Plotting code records
________

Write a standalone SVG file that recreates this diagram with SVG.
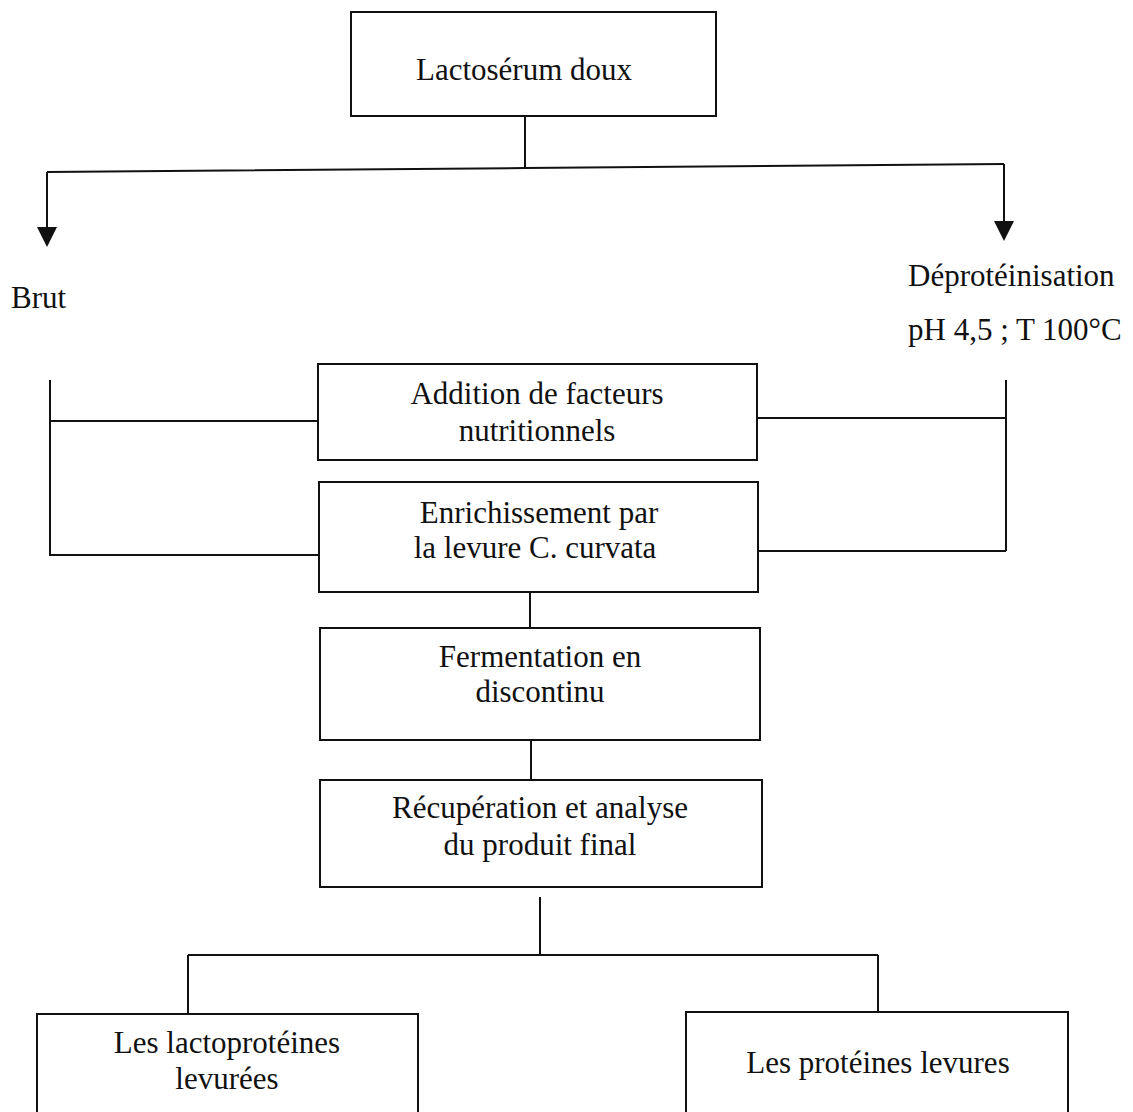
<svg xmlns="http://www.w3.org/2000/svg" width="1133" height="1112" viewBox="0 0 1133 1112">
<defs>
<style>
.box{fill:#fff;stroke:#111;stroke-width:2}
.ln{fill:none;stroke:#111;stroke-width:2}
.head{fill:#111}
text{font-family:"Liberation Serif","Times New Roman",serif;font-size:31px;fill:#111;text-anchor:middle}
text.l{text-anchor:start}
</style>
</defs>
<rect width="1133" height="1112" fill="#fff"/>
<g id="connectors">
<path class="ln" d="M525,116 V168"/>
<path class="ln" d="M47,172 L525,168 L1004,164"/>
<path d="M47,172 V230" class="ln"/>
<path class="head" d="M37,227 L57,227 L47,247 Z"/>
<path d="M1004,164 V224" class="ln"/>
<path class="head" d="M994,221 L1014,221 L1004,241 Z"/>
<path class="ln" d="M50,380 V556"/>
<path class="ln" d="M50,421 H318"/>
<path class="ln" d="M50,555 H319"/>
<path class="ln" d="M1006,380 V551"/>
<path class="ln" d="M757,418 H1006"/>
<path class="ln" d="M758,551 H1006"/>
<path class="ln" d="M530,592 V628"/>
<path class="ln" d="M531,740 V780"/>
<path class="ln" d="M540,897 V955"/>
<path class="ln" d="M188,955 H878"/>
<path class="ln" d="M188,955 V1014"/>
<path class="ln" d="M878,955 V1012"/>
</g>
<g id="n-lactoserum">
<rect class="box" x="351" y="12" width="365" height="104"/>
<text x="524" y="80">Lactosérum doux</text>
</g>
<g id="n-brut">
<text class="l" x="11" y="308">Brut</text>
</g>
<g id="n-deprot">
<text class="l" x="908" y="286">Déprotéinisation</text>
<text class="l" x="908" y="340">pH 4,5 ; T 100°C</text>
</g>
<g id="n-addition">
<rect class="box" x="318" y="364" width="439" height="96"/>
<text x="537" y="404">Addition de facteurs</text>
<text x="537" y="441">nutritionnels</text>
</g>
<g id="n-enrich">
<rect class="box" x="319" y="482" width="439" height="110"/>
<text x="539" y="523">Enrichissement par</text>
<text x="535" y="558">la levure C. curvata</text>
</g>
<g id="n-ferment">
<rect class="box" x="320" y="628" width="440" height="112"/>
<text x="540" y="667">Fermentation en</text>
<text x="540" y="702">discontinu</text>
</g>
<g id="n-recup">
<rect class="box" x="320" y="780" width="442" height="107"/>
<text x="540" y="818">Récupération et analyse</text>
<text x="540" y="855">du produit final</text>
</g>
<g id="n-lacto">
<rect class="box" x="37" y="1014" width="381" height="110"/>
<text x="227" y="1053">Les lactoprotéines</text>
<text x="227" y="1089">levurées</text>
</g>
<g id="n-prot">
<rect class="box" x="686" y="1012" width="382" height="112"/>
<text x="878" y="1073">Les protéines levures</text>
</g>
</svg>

________

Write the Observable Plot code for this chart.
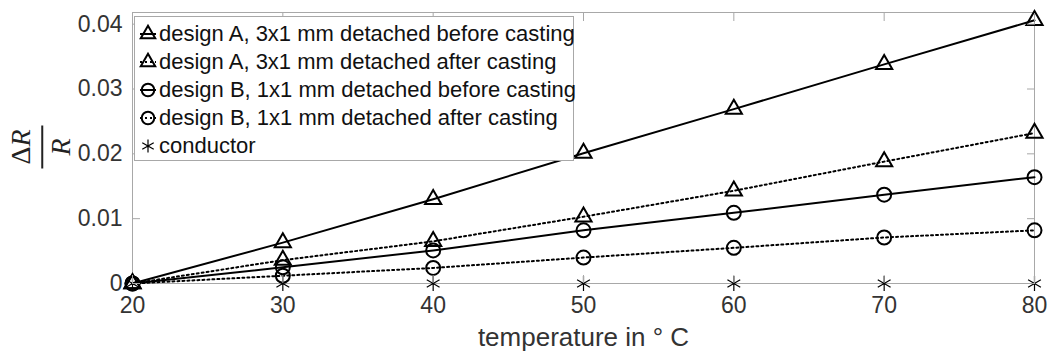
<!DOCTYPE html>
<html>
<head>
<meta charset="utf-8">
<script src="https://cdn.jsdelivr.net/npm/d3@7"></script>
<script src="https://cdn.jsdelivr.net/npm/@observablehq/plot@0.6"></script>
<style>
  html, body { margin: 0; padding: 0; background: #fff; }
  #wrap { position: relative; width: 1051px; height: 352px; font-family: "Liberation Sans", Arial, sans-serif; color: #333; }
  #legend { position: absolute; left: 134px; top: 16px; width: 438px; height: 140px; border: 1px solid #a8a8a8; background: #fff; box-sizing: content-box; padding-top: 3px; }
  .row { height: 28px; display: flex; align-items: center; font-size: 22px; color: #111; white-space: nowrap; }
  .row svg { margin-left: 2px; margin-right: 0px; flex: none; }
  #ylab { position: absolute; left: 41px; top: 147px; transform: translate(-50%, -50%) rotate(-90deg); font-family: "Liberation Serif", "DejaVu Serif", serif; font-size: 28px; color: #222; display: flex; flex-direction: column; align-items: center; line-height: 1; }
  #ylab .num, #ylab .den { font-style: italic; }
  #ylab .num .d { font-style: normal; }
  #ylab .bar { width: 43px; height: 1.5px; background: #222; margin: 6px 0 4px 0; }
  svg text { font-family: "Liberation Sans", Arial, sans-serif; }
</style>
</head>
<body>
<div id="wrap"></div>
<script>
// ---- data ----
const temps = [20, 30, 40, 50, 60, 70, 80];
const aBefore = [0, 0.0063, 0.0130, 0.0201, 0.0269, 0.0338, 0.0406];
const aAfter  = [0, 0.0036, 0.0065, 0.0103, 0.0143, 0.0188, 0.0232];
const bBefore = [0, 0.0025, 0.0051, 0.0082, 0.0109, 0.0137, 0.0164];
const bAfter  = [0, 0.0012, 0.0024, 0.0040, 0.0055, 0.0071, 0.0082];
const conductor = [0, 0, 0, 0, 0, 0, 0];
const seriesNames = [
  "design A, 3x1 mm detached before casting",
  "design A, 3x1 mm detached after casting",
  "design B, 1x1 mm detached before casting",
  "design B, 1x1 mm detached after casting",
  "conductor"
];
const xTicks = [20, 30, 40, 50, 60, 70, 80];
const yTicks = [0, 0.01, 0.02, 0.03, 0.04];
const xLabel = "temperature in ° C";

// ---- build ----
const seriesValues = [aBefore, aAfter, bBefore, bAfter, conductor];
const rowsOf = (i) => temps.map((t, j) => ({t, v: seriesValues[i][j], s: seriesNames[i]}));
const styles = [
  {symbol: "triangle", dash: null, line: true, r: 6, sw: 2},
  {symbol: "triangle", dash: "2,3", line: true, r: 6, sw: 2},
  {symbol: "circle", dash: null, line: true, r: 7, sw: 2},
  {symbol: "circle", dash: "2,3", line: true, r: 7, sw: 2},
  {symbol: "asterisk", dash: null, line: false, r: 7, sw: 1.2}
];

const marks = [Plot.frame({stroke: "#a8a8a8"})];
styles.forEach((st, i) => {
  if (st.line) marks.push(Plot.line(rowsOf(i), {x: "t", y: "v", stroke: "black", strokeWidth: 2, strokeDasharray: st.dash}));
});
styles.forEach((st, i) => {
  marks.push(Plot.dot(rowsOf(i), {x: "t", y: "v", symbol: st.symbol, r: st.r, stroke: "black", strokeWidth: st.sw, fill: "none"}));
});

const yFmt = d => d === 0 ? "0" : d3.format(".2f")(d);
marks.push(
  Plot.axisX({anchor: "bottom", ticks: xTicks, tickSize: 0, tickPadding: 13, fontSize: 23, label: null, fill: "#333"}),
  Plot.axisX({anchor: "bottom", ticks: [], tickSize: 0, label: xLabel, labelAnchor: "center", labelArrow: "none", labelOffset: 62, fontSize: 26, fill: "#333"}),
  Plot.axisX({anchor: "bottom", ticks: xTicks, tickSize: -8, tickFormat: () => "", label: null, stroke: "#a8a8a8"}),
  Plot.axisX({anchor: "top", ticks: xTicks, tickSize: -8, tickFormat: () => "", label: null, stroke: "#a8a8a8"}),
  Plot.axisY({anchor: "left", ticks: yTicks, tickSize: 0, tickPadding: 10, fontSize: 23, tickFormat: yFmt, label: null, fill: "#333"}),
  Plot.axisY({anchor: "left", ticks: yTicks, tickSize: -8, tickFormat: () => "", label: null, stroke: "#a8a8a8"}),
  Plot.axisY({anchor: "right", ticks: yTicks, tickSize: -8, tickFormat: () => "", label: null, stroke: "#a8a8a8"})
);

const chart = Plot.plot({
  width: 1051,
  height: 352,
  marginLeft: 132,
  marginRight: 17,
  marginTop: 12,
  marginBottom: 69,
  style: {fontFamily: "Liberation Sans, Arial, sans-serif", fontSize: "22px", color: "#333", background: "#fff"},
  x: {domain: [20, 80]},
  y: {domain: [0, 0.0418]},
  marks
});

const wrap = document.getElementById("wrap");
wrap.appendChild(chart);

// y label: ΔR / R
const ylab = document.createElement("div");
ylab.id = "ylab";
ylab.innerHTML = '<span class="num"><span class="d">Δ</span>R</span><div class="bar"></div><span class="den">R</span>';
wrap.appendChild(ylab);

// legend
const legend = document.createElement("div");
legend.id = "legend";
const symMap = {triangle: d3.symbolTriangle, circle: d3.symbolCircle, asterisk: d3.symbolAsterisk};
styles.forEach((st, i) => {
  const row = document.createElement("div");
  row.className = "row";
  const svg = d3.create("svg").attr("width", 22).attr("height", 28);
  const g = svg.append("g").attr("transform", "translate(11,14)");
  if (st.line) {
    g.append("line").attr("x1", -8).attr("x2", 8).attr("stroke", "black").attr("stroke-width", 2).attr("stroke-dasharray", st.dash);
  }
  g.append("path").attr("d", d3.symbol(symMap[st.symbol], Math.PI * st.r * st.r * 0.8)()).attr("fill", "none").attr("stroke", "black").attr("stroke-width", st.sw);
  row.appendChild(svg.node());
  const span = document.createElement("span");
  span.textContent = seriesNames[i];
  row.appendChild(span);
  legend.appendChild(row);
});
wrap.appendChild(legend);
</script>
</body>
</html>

________

#### DO THIS:
Show the lines from the data above that contain the string "chart".

#### CORRECT OUTPUT:
Write the Observable Plot code for this chart.
const chart = Plot.plot({
wrap.appendChild(chart);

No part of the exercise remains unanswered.